Define your why: Every pastor needs a minimum of three biblical and three practical reasons to do a residency. These become the passionate plea, calling and underpinning reasons for why we are raising up laborers. If we do not define why we are doing it, then we will not have the strength to keep it up long term. For me, the simplest “why” to doing a residency is that Jesus told us to pray for more laborers and He displayed to us how to raise them up. We do not have enough ready laborers to do the work needed in every region across North America. Might we pray and work to see more raised up within our churches! Define your why.
Define your content: When you launch your residency, what are you going to give to a resident? This is where the substance of your residency will be developed. Consider the following three questions to help you unearth specifically what you want to do in your residency.
1. What did Jesus do?
Jesus dedicated three years of His ministry to this task, and He had a unique approach. Brainstorm through His ministry: What stands out about the way He approached the disciples? What were His training methods? What environments did He create? Examine the Gospels and you’ll see how Jesus developed people. Might our residencies reflect Christ and how He developed others! Build your residency to reflect His methods.
2. How were you developed?
Reflect on four core development environments that have shaped you: people, responsibilities, books and experiences. The best thing we give away to residents is what we have been given.
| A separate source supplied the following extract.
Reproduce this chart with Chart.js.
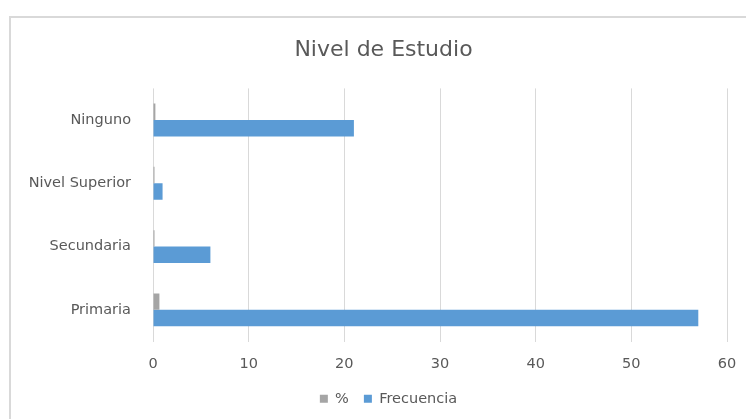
<!DOCTYPE html>
<html>
<head>
<meta charset="utf-8">
<script src="https://cdn.jsdelivr.net/npm/chart.js@4.4.1/dist/chart.umd.min.js"></script>
<style>
  html, body { margin: 0; padding: 0; background: #fff; overflow: hidden; }
  #chart { display: block; }
</style>
</head>
<body>
<canvas id="chart" width="760" height="419"></canvas>
<script>
// data
const categories = ['Ninguno', 'Nivel Superior', 'Secundaria', 'Primaria'];
const frecuencia = [21, 1, 6, 57];
const porcentaje = [0.25, 0.01, 0.07, 0.67];
const xTicks = [0, 10, 20, 30, 40, 50, 60];

const textColor = '#595959';
const gridColor = '#d9d9d9';
const fontFamily = '"DejaVu Sans", sans-serif';

// grey frame round the chart, like the Excel chart area border
const framePlugin = {
    id: 'frame',
    beforeDraw(chart) {
        const c = chart.ctx;
        c.save();
        c.fillStyle = '#fff';
        c.fillRect(0, 0, chart.width, chart.height);
        c.strokeStyle = '#d9d9d9';
        c.lineWidth = 2;
        c.beginPath();
        c.moveTo(10, chart.height);
        c.lineTo(10, 17);
        c.lineTo(chart.width, 17);
        c.stroke();
        c.restore();
    }
};

// title and legend sit a bit right of the canvas centre in the original
const shiftPlugin = {
    id: 'shift',
    afterLayout(chart) {
        const t = chart.titleBlock;
        t.left += 20;
        t.right += 20;
        const l = chart.legend;
        l.left += 25;
        l.right += 25;
        l.top -= 3;
        l.bottom -= 3;
    }
};

const ctx = document.querySelector('#chart');

new Chart(ctx, {
    type: 'bar',
    data: {
        labels: categories,
        datasets: [{
            label: '%',
            data: porcentaje,
            backgroundColor: '#a5a5a5',
            categoryPercentage: 0.52,
            barPercentage: 1,
            minBarLength: 1.5
        }, {
            label: 'Frecuencia',
            data: frecuencia,
            backgroundColor: '#5b9bd5',
            categoryPercentage: 0.52,
            barPercentage: 1
        }]
    },
    options: {
        indexAxis: 'y',
        responsive: false,
        animation: false,
        devicePixelRatio: 1,
        layout: {
            padding: { top: 28, right: 33, bottom: 0, left: 0 }
        },
        plugins: {
            title: {
                display: true,
                text: 'Nivel de Estudio',
                color: textColor,
                font: { family: fontFamily, size: 22, weight: 'normal' },
                padding: { top: 9, bottom: 25 }
            },
            legend: {
                position: 'bottom',
                labels: {
                    color: textColor,
                    font: { family: fontFamily, size: 14.5 },
                    boxWidth: 8,
                    boxHeight: 8,
                    padding: 15
                }
            },
            tooltip: { enabled: false }
        },
        scales: {
            x: {
                min: 0,
                max: 60,
                afterBuildTicks(scale) {
                    scale.ticks = xTicks.map(v => ({ value: v }));
                },
                afterFit(scale) {
                    scale.height = 38;
                },
                border: { display: false },
                grid: {
                    color: gridColor,
                    drawTicks: false
                },
                ticks: {
                    color: textColor,
                    padding: 14,
                    font: { family: fontFamily, size: 14.5 }
                }
            },
            y: {
                afterFit(scale) {
                    scale.width = 153;
                },
                border: { display: false },
                grid: {
                    display: false,
                    drawTicks: false
                },
                ticks: {
                    color: textColor,
                    padding: 22,
                    font: { family: fontFamily, size: 14.5 }
                }
            }
        }
    },
    plugins: [framePlugin, shiftPlugin]
});
</script>
</body>
</html>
Paul told his disciple Timothy to “guard the good deposit that has been entrusted to you.” In the same way, consider the “good deposit” given to you. Who were the top three men who invested in you and how did they do it? What were the responsibilities that stretched you to become who you are? What books shaped how you approach ministry? What experiences shaped your worldview and ministry practice? Our development is bigger than classrooms but nonetheless has specific learning environments. A resident learns in these practical ways; time shoulder-to-shoulder with you, giving responsibility that will stretch them, reading transformative books and providing practical experiences. Build your residency to give away what you have been given.
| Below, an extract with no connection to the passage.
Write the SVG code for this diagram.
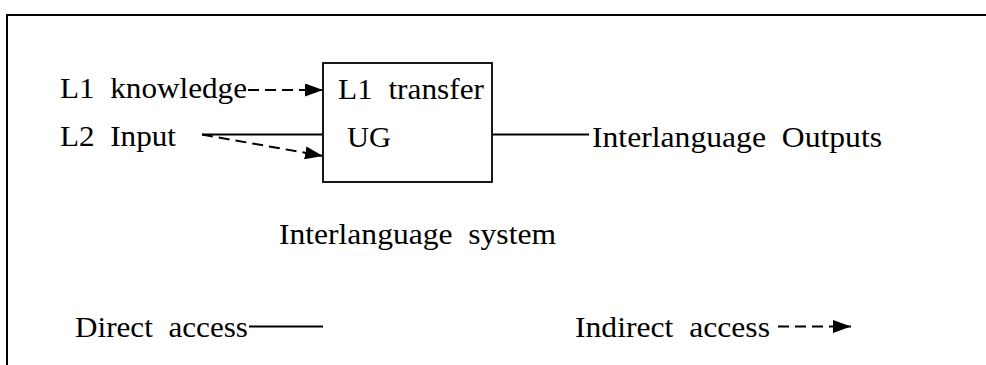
<svg xmlns="http://www.w3.org/2000/svg" width="986" height="365" viewBox="0 0 986 365">
  <style>
    text { font-family: "Liberation Serif", "Times New Roman", serif; font-size: 29px; fill: #000; white-space: pre; }
    .solid { stroke: #000; stroke-width: 2; fill: none; }
    .dash { stroke: #000; stroke-width: 2; fill: none; stroke-dasharray: 11 6; }
    .frame { stroke: #000; stroke-width: 2; fill: none; }
  </style>
  <defs>
    <marker id="head" markerUnits="userSpaceOnUse" markerWidth="19" markerHeight="14" refX="18" refY="6.5" orient="auto">
      <path d="M0,0 L18,6.5 L0,13 z" fill="#000"/>
    </marker>
  </defs>
  <rect width="986" height="365" fill="#fff"/>

  <!-- outer frame, open at right and bottom -->
  <path class="frame" d="M7,365 V15 H986"/>

  <!-- inputs -->
  <g id="l1-knowledge">
    <text x="60" y="98" textLength="187" lengthAdjust="spacingAndGlyphs">L1  knowledge</text>
  </g>
  <g id="l2-input">
    <text x="60" y="146" textLength="116" lengthAdjust="spacingAndGlyphs">L2  Input</text>
  </g>

  <!-- central system box -->
  <g id="system-box">
    <rect x="323" y="63" width="169" height="119" fill="#fff" stroke="#000" stroke-width="1.8"/>
    <text x="338" y="99" textLength="146" lengthAdjust="spacingAndGlyphs">L1  transfer</text>
    <text x="347" y="147" textLength="44" lengthAdjust="spacingAndGlyphs">UG</text>
  </g>

  <g id="outputs">
    <text x="592" y="147" textLength="290" lengthAdjust="spacingAndGlyphs">Interlanguage  Outputs</text>
  </g>

  <g id="system-label">
    <text x="279" y="244" textLength="277" lengthAdjust="spacingAndGlyphs">Interlanguage  system</text>
  </g>

  <!-- legend -->
  <g id="legend-direct">
    <text x="75" y="337" textLength="173" lengthAdjust="spacingAndGlyphs">Direct  access</text>
    <line class="solid" x1="249" y1="326.5" x2="323" y2="326.5"/>
  </g>
  <g id="legend-indirect">
    <text x="575" y="337" textLength="195" lengthAdjust="spacingAndGlyphs">Indirect  access</text>
    <line class="dash" x1="778" y1="326.5" x2="851" y2="326.5" marker-end="url(#head)"/>
  </g>

  <!-- connectors -->
  <g id="connectors">
    <line class="dash" x1="248" y1="90" x2="323" y2="90" marker-end="url(#head)"/>
    <line class="solid" x1="202" y1="134.5" x2="323" y2="134.5"/>
    <line class="dash" x1="202" y1="134.5" x2="323" y2="156" marker-end="url(#head)"/>
    <line class="solid" x1="492" y1="134.5" x2="589" y2="134.5"/>
  </g>
</svg>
3. What does your church uniquely offer?
Every church has a unique role in seeing the gospel impact the culture of its region. What are the core values, convictions and practices that you deeply believe in and want reproduced in another ministry? Be intentional about how your church’s own uniqueness ought to be reflected in your residency. Your church has something to offer, let your theological, Christological, missiological and ecclesiological approaches impact your residents.
You have everything you need in you and in your church to build a residency. Reverse engineer it. Build a simple one-page syllabus that will define what a resident is. Why do you want to do a residency? How will it reflect Christ’s methods? How and what will you give away out of what you’ve been given? How will your church give away who it is?
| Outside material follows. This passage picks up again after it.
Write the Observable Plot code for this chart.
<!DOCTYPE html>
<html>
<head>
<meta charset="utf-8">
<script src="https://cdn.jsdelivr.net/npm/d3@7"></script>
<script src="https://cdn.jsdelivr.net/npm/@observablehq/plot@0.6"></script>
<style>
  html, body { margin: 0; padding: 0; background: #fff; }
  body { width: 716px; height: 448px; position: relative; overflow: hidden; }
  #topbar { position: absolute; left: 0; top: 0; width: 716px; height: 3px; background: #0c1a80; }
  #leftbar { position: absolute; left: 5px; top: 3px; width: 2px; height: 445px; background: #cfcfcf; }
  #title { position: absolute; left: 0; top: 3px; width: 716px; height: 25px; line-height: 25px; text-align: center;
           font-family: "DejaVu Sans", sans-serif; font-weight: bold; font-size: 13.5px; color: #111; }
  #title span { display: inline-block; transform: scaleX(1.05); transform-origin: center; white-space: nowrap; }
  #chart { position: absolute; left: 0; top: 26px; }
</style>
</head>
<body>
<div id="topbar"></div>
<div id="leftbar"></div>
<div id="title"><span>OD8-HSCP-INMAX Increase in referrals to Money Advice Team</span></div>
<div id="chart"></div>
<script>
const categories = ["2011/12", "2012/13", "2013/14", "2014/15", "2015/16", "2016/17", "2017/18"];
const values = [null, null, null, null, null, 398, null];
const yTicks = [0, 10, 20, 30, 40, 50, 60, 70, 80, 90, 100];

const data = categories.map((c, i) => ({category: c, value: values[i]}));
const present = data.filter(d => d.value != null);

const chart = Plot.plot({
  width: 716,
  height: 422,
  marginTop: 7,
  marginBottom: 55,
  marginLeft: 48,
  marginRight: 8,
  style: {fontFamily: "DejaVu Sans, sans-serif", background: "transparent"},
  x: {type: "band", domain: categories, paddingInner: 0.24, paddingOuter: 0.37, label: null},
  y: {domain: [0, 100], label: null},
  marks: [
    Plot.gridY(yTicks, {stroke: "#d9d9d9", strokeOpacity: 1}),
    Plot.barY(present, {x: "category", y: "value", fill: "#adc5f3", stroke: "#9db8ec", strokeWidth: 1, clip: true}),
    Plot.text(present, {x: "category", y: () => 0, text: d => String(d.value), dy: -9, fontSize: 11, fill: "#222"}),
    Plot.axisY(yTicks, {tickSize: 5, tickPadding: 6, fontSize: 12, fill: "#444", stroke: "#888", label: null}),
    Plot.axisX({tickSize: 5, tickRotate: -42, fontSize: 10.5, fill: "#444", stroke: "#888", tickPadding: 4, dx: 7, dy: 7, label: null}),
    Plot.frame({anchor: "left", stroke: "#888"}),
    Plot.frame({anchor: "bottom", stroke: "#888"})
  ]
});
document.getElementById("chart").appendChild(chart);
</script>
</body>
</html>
Make sure your residency syllabus creates a common learning pathway, environments for learning, a shared life experience and a commitment to loving candor. I love how Clint Clifton breaks it down: “A residency is very simple. It is one man giving away what God has given him, in its most basic form.”
Pastors across North America are taking up the mantle of developing the next generation of leaders and sending out laborers into the harvest. Join the movement, build a residency and watch God bear lasting fruit from your life that cascades upon the landscape of our world for the glory of God!